If Brennan causes the country to double down on data collection and pattern-based data mining, plan on having more conversations about failures to “connect the dots” in the future.

As George Will said on the same show, “When you have millions of dots, you cannot define as systemic failure—catastrophic failure—anything short of perfection. Our various intelligence agencies suggest 1,600 names a day to be put on the terrorist watch list. He is a known extremist, as the president said. There are millions of them out there. We can’t have perfection here.”

We’ll have far less than perfection—more like wasted intelligence efforts—if we rely on pattern-based or predictive data mining to generate suspicions about terrorism.

Watch-Lister to Review Watch-Listing

White House ethics counsel Norm Eisen’s conclusion that John Brennan should participate in the reviews of the attempted bombing of Northwest flight 253 is interesting.

Currently serving as assistant to the president for homeland security and counterterrorism, Brennan formerly worked at the Analysis Corp., a contractor that helped develop the watch-list system, one of many security measures that did not prevent the attacker from boarding a flight into the United States.

In my review of some of the security systems involved in the failed attack, I agreed that watch-listing failed, but I am at a loss to imagine how it could succeed.

On the merits of the ethical issue, Eisen cites Brennan’s long experience and the importance of this matter to national security as reasons that Brennan should be granted a waiver from the general two-year ban on political appointees having involvement in matters involving former employers and clients.

But these factors cut equally well, if not better, in the other direction: Long experience can bring a person too close to the problem to see solutions. And national security is too important to let insiders review their own work. 

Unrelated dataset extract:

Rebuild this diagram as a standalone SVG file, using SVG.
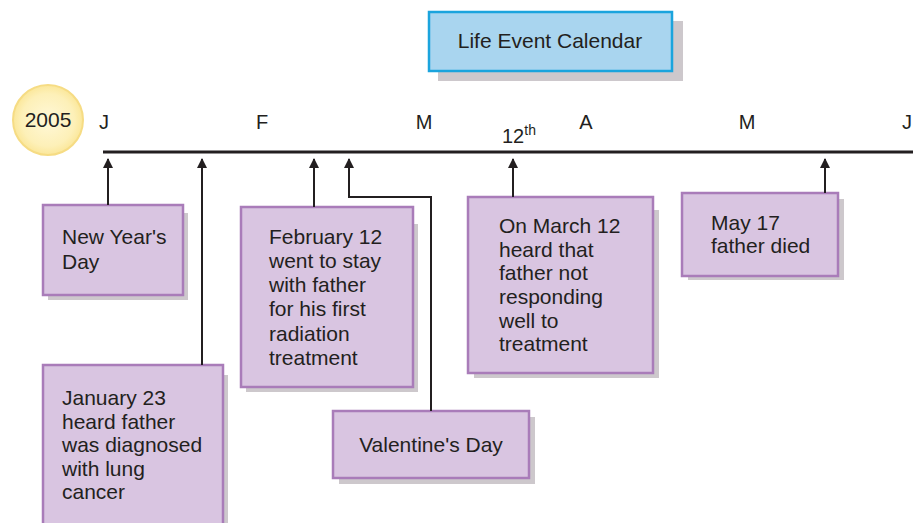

I have no reason to doubt his good faith, but Brennan’s substantive judgment is likely to be obscured by familiarity with, and sympathy for, watch-listing. He will be unlikely to give sufficiently close examination to the question whether it provides security value given its failure here and its costs in dollars, constitutional principles, and privacy.

Kudos are due the White House and Norm Eisen for posting the ethics waiver on the White House blog. Brennan’s assessment of watch-listing should get similar airing so that the public can review his work aware of his probable sympathies. An outside review may lose something in inside knowledge, but make up for it with gains in substance and credibility.